• Dataset content:
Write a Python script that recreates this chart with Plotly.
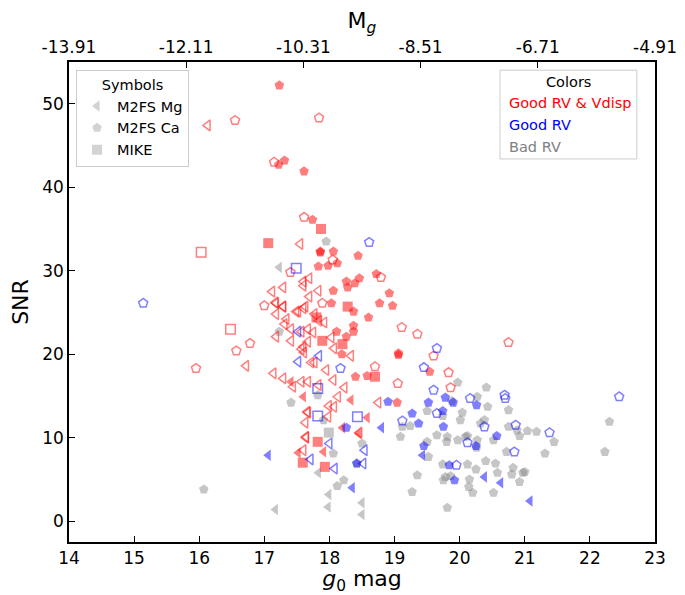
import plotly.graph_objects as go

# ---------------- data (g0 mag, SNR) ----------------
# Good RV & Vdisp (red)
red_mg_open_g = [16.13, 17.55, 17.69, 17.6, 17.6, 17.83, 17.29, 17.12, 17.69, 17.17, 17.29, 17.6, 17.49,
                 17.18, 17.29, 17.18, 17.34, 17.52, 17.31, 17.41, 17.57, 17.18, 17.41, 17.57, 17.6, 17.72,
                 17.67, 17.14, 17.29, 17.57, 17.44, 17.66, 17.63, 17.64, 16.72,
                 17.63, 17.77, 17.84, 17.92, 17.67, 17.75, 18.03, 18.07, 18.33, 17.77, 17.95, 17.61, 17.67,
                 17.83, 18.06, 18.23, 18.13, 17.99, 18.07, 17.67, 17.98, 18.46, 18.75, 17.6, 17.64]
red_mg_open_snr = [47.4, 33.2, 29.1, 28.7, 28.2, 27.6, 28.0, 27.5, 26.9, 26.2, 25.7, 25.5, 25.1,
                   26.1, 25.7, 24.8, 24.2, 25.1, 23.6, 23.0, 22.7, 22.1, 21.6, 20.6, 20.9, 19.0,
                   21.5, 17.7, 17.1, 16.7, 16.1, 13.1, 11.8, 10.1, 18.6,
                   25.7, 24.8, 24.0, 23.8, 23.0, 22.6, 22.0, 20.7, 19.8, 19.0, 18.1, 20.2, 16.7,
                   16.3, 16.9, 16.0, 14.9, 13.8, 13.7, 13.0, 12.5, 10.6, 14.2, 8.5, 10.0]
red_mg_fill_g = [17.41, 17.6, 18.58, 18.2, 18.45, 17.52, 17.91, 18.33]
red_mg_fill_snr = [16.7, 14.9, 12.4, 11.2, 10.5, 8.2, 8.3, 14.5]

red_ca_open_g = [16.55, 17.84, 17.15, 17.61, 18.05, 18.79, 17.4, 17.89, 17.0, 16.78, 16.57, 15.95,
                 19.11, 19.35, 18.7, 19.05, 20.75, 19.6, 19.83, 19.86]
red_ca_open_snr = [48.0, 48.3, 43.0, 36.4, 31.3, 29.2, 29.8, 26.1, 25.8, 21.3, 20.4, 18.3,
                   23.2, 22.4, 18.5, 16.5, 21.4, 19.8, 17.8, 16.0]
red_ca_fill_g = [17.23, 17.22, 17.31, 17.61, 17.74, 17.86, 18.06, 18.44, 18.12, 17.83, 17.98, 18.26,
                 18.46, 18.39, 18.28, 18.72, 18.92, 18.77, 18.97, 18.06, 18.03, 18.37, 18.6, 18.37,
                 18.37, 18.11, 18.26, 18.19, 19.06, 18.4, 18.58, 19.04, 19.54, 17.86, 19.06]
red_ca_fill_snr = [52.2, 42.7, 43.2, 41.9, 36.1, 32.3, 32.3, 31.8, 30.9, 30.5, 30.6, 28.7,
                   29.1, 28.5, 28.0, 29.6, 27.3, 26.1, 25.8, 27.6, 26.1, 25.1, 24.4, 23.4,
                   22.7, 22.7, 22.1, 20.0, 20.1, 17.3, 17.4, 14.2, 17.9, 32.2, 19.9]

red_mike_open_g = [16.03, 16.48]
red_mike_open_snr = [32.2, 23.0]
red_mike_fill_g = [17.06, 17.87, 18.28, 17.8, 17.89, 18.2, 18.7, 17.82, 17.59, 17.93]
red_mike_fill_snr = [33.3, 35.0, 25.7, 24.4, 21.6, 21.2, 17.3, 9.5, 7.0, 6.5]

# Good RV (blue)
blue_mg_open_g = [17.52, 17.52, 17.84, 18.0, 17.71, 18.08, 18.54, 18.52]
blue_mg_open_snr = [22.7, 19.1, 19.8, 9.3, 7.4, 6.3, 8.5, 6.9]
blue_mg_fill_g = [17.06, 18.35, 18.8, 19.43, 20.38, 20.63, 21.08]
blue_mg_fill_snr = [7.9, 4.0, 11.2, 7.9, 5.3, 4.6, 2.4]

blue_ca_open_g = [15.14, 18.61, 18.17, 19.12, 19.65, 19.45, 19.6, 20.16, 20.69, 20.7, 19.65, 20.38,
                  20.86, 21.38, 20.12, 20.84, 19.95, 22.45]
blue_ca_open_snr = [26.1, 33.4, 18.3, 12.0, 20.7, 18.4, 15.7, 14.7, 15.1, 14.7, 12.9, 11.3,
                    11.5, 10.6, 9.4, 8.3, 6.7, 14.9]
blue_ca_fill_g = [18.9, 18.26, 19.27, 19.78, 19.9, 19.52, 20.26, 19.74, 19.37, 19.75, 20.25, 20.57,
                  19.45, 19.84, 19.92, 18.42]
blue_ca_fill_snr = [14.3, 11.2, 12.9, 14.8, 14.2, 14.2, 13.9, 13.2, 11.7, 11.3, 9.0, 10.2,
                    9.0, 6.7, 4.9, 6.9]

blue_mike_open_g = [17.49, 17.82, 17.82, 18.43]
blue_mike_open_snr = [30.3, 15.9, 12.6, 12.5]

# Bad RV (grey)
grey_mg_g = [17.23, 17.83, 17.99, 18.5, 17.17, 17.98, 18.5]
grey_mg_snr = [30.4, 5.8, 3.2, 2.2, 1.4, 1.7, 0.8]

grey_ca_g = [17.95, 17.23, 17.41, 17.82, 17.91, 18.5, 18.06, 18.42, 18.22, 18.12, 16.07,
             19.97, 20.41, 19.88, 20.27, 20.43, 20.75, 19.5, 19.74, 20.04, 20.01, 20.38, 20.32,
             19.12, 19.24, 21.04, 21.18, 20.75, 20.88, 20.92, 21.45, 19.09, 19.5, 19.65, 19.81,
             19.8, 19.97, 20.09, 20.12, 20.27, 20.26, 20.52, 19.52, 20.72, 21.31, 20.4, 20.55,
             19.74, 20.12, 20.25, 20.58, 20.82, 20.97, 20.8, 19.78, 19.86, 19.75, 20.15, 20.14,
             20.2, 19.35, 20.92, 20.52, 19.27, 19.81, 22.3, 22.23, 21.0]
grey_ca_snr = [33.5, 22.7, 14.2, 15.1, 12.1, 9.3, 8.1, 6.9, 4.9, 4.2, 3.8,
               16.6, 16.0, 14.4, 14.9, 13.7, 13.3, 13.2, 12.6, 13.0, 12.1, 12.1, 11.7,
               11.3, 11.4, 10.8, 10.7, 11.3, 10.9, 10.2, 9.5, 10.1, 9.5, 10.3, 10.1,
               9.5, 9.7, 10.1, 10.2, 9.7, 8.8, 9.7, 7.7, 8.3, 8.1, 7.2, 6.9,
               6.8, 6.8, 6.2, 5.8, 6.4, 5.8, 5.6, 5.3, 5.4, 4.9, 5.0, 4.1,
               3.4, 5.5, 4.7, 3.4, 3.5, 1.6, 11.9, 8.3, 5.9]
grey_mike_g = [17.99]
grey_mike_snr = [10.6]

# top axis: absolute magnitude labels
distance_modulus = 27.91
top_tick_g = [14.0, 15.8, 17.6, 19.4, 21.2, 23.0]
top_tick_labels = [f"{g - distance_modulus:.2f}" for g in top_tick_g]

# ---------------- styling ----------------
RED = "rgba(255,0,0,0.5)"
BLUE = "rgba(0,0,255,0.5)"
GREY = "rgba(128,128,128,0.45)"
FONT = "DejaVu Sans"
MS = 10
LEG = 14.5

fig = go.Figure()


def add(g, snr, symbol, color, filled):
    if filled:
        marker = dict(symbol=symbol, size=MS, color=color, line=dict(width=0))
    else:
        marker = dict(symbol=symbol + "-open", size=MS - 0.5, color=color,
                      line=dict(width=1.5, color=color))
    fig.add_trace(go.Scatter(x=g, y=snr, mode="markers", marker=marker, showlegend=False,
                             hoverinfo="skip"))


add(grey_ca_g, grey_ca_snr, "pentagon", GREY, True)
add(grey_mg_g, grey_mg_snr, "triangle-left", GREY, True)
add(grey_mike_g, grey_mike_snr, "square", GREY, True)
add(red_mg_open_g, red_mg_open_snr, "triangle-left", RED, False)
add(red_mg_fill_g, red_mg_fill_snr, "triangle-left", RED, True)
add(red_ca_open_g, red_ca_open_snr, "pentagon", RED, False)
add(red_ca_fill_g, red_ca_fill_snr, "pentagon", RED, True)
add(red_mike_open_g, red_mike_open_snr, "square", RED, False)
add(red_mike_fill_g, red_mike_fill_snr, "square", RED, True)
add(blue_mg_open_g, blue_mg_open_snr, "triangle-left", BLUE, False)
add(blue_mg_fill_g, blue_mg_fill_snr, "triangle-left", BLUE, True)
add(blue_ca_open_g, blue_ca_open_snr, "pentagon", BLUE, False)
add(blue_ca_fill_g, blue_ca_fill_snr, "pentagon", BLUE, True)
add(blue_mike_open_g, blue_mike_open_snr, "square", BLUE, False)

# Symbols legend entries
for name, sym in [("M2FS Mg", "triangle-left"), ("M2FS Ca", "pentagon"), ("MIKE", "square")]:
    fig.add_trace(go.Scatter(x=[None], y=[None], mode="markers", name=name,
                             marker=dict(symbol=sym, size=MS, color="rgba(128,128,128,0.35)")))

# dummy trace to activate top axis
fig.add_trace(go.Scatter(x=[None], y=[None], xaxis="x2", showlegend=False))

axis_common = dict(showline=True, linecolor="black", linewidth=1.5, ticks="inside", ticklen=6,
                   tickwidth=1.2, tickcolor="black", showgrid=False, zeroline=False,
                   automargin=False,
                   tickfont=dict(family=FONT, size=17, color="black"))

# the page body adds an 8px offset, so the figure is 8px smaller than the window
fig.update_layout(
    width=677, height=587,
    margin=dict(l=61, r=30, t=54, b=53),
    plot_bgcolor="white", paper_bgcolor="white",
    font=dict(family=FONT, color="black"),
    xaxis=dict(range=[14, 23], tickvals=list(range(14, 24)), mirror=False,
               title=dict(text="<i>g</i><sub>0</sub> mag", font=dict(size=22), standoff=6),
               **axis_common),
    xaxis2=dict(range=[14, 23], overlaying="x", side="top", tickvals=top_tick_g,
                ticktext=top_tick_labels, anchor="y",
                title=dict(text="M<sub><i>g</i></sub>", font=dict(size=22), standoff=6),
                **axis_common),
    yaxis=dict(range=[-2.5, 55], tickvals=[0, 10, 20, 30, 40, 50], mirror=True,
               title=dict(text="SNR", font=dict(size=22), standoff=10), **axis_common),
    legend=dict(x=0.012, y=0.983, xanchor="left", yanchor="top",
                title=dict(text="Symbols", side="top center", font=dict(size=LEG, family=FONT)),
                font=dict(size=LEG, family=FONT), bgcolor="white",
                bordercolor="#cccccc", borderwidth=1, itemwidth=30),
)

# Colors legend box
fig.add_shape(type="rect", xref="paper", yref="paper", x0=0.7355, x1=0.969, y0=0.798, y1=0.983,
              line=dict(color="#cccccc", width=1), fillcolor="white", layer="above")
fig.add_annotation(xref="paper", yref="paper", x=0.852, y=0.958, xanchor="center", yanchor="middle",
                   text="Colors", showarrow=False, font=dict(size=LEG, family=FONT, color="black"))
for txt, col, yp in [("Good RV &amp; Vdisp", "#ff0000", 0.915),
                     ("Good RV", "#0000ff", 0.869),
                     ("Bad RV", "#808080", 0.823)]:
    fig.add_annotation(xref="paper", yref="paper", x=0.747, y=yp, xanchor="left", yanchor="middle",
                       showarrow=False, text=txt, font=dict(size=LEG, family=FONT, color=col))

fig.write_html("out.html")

• Your objective:
Reproduce exactly the run of lines that opens the listing and closes with the line holding "red_mg_fill_snr = [16.7, 14.9, 12.4, 11.2, 10.5, 8.2, 8.3, 14.5]". Pictures are excluded.

• Completed task:
Write a Python script that recreates this chart with Plotly.
import plotly.graph_objects as go

# ---------------- data (g0 mag, SNR) ----------------
# Good RV & Vdisp (red)
red_mg_open_g = [16.13, 17.55, 17.69, 17.6, 17.6, 17.83, 17.29, 17.12, 17.69, 17.17, 17.29, 17.6, 17.49,
                 17.18, 17.29, 17.18, 17.34, 17.52, 17.31, 17.41, 17.57, 17.18, 17.41, 17.57, 17.6, 17.72,
                 17.67, 17.14, 17.29, 17.57, 17.44, 17.66, 17.63, 17.64, 16.72,
                 17.63, 17.77, 17.84, 17.92, 17.67, 17.75, 18.03, 18.07, 18.33, 17.77, 17.95, 17.61, 17.67,
                 17.83, 18.06, 18.23, 18.13, 17.99, 18.07, 17.67, 17.98, 18.46, 18.75, 17.6, 17.64]
red_mg_open_snr = [47.4, 33.2, 29.1, 28.7, 28.2, 27.6, 28.0, 27.5, 26.9, 26.2, 25.7, 25.5, 25.1,
                   26.1, 25.7, 24.8, 24.2, 25.1, 23.6, 23.0, 22.7, 22.1, 21.6, 20.6, 20.9, 19.0,
                   21.5, 17.7, 17.1, 16.7, 16.1, 13.1, 11.8, 10.1, 18.6,
                   25.7, 24.8, 24.0, 23.8, 23.0, 22.6, 22.0, 20.7, 19.8, 19.0, 18.1, 20.2, 16.7,
                   16.3, 16.9, 16.0, 14.9, 13.8, 13.7, 13.0, 12.5, 10.6, 14.2, 8.5, 10.0]
red_mg_fill_g = [17.41, 17.6, 18.58, 18.2, 18.45, 17.52, 17.91, 18.33]
red_mg_fill_snr = [16.7, 14.9, 12.4, 11.2, 10.5, 8.2, 8.3, 14.5]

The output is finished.